**WHAT THE TASK REQUIRES**
Copy all lines below exactly as written. Leave pictures out.

-*-

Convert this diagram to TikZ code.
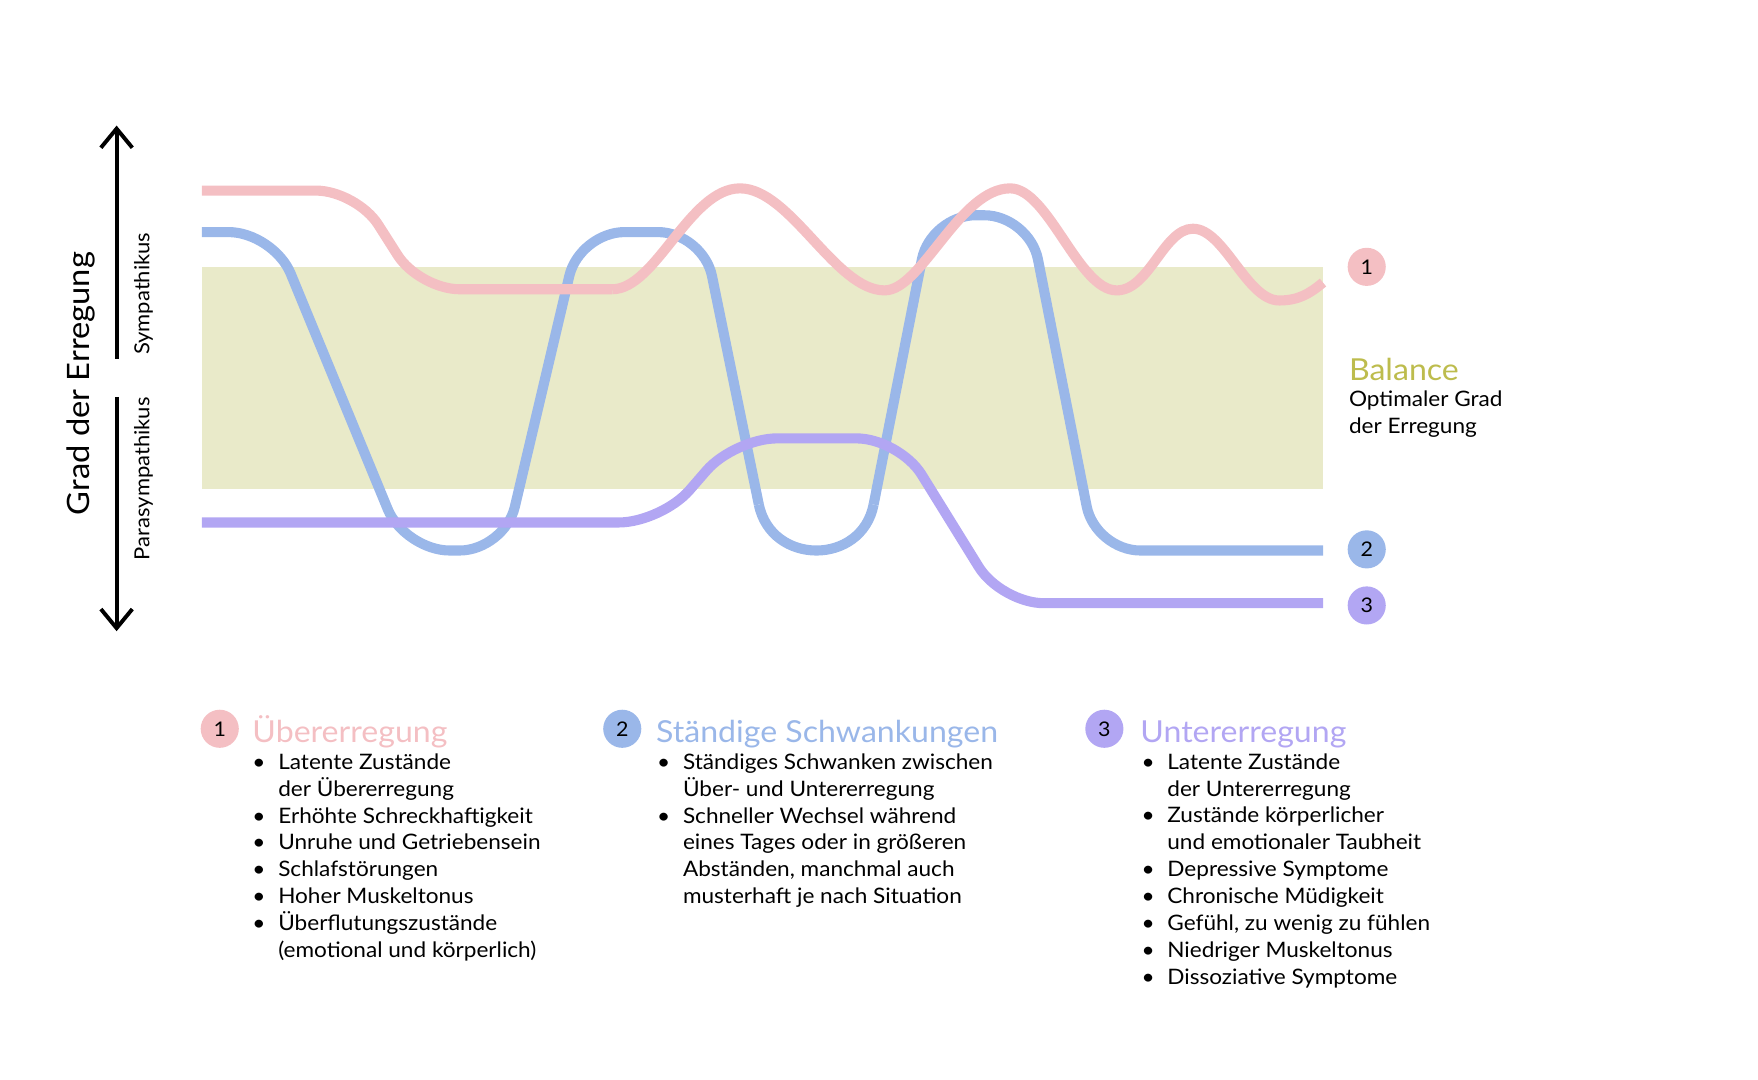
\documentclass[tikz,border=0pt]{standalone}
\usepackage{fontspec}
\setmainfont{Lato}[FakeStretch=1.06]
\usepackage{xcolor}
\usetikzlibrary{arrows.meta}

\definecolor{rosa}{HTML}{F4BFC3}
\definecolor{blau}{HTML}{9AB7E9}
\definecolor{lila}{HTML}{B2A6F3}
\definecolor{oliv}{HTML}{E9EAC9}
\definecolor{olivtext}{HTML}{BDBC4D}

\newcommand{\fs}[2]{\fontsize{#1}{#2}\selectfont}

\begin{document}
\begin{tikzpicture}[x=1pt,y=-1pt,
    kurve/.style={line width=9pt},
    achse/.style={line width=3.5pt,-{Straight Barb[length=17pt,width=28pt]}},
    nummer/.style={shape=circle,minimum size=34pt,inner sep=0pt,font=\fs{18}{20}},
    titel/.style={anchor=base west,inner sep=0pt,font=\fs{27}{30}},
    liste/.style={anchor=base west,inner sep=0pt,font=\fs{19}{24}}]
    \useasboundingbox (0,0) rectangle (1568,963);
    % balance band
    \fill[oliv] (180,238) rectangle (1180,436);
    % axis
    \coordinate (oben) at (104,112);
    \coordinate (mitte1) at (104,320);
    \coordinate (mitte2) at (104,354);
    \coordinate (unten) at (104,563);
    \draw[achse] (mitte1) -- (oben);
    \draw[achse] (mitte2) -- (unten);
    \node[rotate=90,font=\fs{27.5}{34}] (grad) at (72,342) {Grad der Erregung};
    \node[rotate=90,font=\fs{18.5}{22}] (sym) at (128,262) {Sympathikus};
    \node[rotate=90,font=\fs{18.5}{22}] (para) at (128,427) {Parasympathikus};
    % curves
    \draw[kurve,blau,rounded corners=40pt] (180,207) -- (244,207) -- (361,491) -- (450,491)
        -- (517,207) -- (627,207) -- (676.8,450);
    \draw[kurve,blau] (676.8,450) .. controls (688,504.7) and (768.5,504.7) .. (779.2,450);
    \draw[kurve,blau,rounded corners=40pt] (779.2,450) -- (830,192) -- (918,192) -- (977,491)
        -- (1180,491);
    \draw[kurve,lila,rounded corners=38pt] (180,466) -- (590,466) -- (655,391) -- (802,391)
        -- (893,538) -- (1180,538);
    \draw[kurve,rosa,rounded corners=36pt] (180,170) -- (318,170) -- (374,258) -- (546,258);
    \draw[kurve,rosa] (546,258) .. controls (585,258) and (615,168) .. (660,168)
        .. controls (705,168) and (745,259) .. (789,259)
        .. controls (822,259) and (856,168) .. (901,168)
        .. controls (935,168) and (962,259) .. (996,259)
        .. controls (1025,259) and (1038,204) .. (1064,204)
        .. controls (1092,204) and (1112,268) .. (1141,268)
        .. controls (1158,268) and (1168,262) .. (1180,252);
    % right labels
    \node[nummer,fill=rosa] (k1) at (1219,238) {1};
    \node[nummer,fill=blau] (k2) at (1219,490) {2};
    \node[nummer,fill=lila] (k3) at (1219,540) {3};
    \node[titel,text=olivtext] (bal) at (1203,339) {Balance};
    \node[anchor=base west,inner sep=0pt,font=\fs{19}{23.5}] (opt) at (1203,363)
        {\begin{tabular}[t]{@{}l@{}}Optimaler Grad\\der Erregung\end{tabular}};
    % legend 1
    \node[nummer,fill=rosa] (c1) at (196,650) {1};
    \node[titel,text=rosa] (t1) at (225,662) {Übererregung};
    \node[liste] (l1) at (225,686) {\begin{tabular}[t]{@{}p{23pt}@{}l@{}}
        \textbullet & Latente Zustände\\
         & der Übererregung\\
        \textbullet & Erhöhte Schreckhaftigkeit\\
        \textbullet & Unruhe und Getriebensein\\
        \textbullet & Schlafstörungen\\
        \textbullet & Hoher Muskeltonus\\
        \textbullet & Überflutungszustände\\
         & (emotional und körperlich)
        \end{tabular}};
    % legend 2
    \node[nummer,fill=blau] (c2) at (555,650) {2};
    \node[titel,text=blau] (t2) at (585,662) {Ständige Schwankungen};
    \node[liste] (l2) at (586,686) {\begin{tabular}[t]{@{}p{23pt}@{}l@{}}
        \textbullet & Ständiges Schwanken zwischen\\
         & Über- und Untererregung\\
        \textbullet & Schneller Wechsel während\\
         & eines Tages oder in größeren\\
         & Abständen, manchmal auch\\
         & musterhaft je nach Situation
        \end{tabular}};
    % legend 3
    \node[nummer,fill=lila] (c3) at (985,650) {3};
    \node[titel,text=lila] (t3) at (1017,662) {Untererregung};
    \node[liste] (l3) at (1018,686) {\begin{tabular}[t]{@{}p{23pt}@{}l@{}}
        \textbullet & Latente Zustände\\
         & der Untererregung\\
        \textbullet & Zustände körperlicher\\
         & und emotionaler Taubheit\\
        \textbullet & Depressive Symptome\\
        \textbullet & Chronische Müdigkeit\\
        \textbullet & Gefühl, zu wenig zu fühlen\\
        \textbullet & Niedriger Muskeltonus\\
        \textbullet & Dissoziative Symptome
        \end{tabular}};
\end{tikzpicture}
\end{document}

-*-

**RESULT OF THIS EXERCISE**
Convert this diagram to TikZ code.
\documentclass[tikz,border=0pt]{standalone}
\usepackage{fontspec}
\setmainfont{Lato}[FakeStretch=1.06]
\usepackage{xcolor}
\usetikzlibrary{arrows.meta}

\definecolor{rosa}{HTML}{F4BFC3}
\definecolor{blau}{HTML}{9AB7E9}
\definecolor{lila}{HTML}{B2A6F3}
\definecolor{oliv}{HTML}{E9EAC9}
\definecolor{olivtext}{HTML}{BDBC4D}

\newcommand{\fs}[2]{\fontsize{#1}{#2}\selectfont}

\begin{document}
\begin{tikzpicture}[x=1pt,y=-1pt,
    kurve/.style={line width=9pt},
    achse/.style={line width=3.5pt,-{Straight Barb[length=17pt,width=28pt]}},
    nummer/.style={shape=circle,minimum size=34pt,inner sep=0pt,font=\fs{18}{20}},
    titel/.style={anchor=base west,inner sep=0pt,font=\fs{27}{30}},
    liste/.style={anchor=base west,inner sep=0pt,font=\fs{19}{24}}]
    \useasboundingbox (0,0) rectangle (1568,963);
    % balance band
    \fill[oliv] (180,238) rectangle (1180,436);
    % axis
    \coordinate (oben) at (104,112);
    \coordinate (mitte1) at (104,320);
    \coordinate (mitte2) at (104,354);
    \coordinate (unten) at (104,563);
    \draw[achse] (mitte1) -- (oben);
    \draw[achse] (mitte2) -- (unten);
    \node[rotate=90,font=\fs{27.5}{34}] (grad) at (72,342) {Grad der Erregung};
    \node[rotate=90,font=\fs{18.5}{22}] (sym) at (128,262) {Sympathikus};
    \node[rotate=90,font=\fs{18.5}{22}] (para) at (128,427) {Parasympathikus};
    % curves
    \draw[kurve,blau,rounded corners=40pt] (180,207) -- (244,207) -- (361,491) -- (450,491)
        -- (517,207) -- (627,207) -- (676.8,450);
    \draw[kurve,blau] (676.8,450) .. controls (688,504.7) and (768.5,504.7) .. (779.2,450);
    \draw[kurve,blau,rounded corners=40pt] (779.2,450) -- (830,192) -- (918,192) -- (977,491)
        -- (1180,491);
    \draw[kurve,lila,rounded corners=38pt] (180,466) -- (590,466) -- (655,391) -- (802,391)
        -- (893,538) -- (1180,538);
    \draw[kurve,rosa,rounded corners=36pt] (180,170) -- (318,170) -- (374,258) -- (546,258);
    \draw[kurve,rosa] (546,258) .. controls (585,258) and (615,168) .. (660,168)
        .. controls (705,168) and (745,259) .. (789,259)
        .. controls (822,259) and (856,168) .. (901,168)
        .. controls (935,168) and (962,259) .. (996,259)
        .. controls (1025,259) and (1038,204) .. (1064,204)
        .. controls (1092,204) and (1112,268) .. (1141,268)
        .. controls (1158,268) and (1168,262) .. (1180,252);
    % right labels
    \node[nummer,fill=rosa] (k1) at (1219,238) {1};
    \node[nummer,fill=blau] (k2) at (1219,490) {2};
    \node[nummer,fill=lila] (k3) at (1219,540) {3};
    \node[titel,text=olivtext] (bal) at (1203,339) {Balance};
    \node[anchor=base west,inner sep=0pt,font=\fs{19}{23.5}] (opt) at (1203,363)
        {\begin{tabular}[t]{@{}l@{}}Optimaler Grad\\der Erregung\end{tabular}};
    % legend 1
    \node[nummer,fill=rosa] (c1) at (196,650) {1};
    \node[titel,text=rosa] (t1) at (225,662) {Übererregung};
    \node[liste] (l1) at (225,686) {\begin{tabular}[t]{@{}p{23pt}@{}l@{}}
        \textbullet & Latente Zustände\\
         & der Übererregung\\
        \textbullet & Erhöhte Schreckhaftigkeit\\
        \textbullet & Unruhe und Getriebensein\\
        \textbullet & Schlafstörungen\\
        \textbullet & Hoher Muskeltonus\\
        \textbullet & Überflutungszustände\\
         & (emotional und körperlich)
        \end{tabular}};
    % legend 2
    \node[nummer,fill=blau] (c2) at (555,650) {2};
    \node[titel,text=blau] (t2) at (585,662) {Ständige Schwankungen};
    \node[liste] (l2) at (586,686) {\begin{tabular}[t]{@{}p{23pt}@{}l@{}}
        \textbullet & Ständiges Schwanken zwischen\\
         & Über- und Untererregung\\
        \textbullet & Schneller Wechsel während\\
         & eines Tages oder in größeren\\
         & Abständen, manchmal auch\\
         & musterhaft je nach Situation
        \end{tabular}};
    % legend 3
    \node[nummer,fill=lila] (c3) at (985,650) {3};
    \node[titel,text=lila] (t3) at (1017,662) {Untererregung};
    \node[liste] (l3) at (1018,686) {\begin{tabular}[t]{@{}p{23pt}@{}l@{}}
        \textbullet & Latente Zustände\\
         & der Untererregung\\
        \textbullet & Zustände körperlicher\\
         & und emotionaler Taubheit\\
        \textbullet & Depressive Symptome\\
        \textbullet & Chronische Müdigkeit\\
        \textbullet & Gefühl, zu wenig zu fühlen\\
        \textbullet & Niedriger Muskeltonus\\
        \textbullet & Dissoziative Symptome
        \end{tabular}};
\end{tikzpicture}
\end{document}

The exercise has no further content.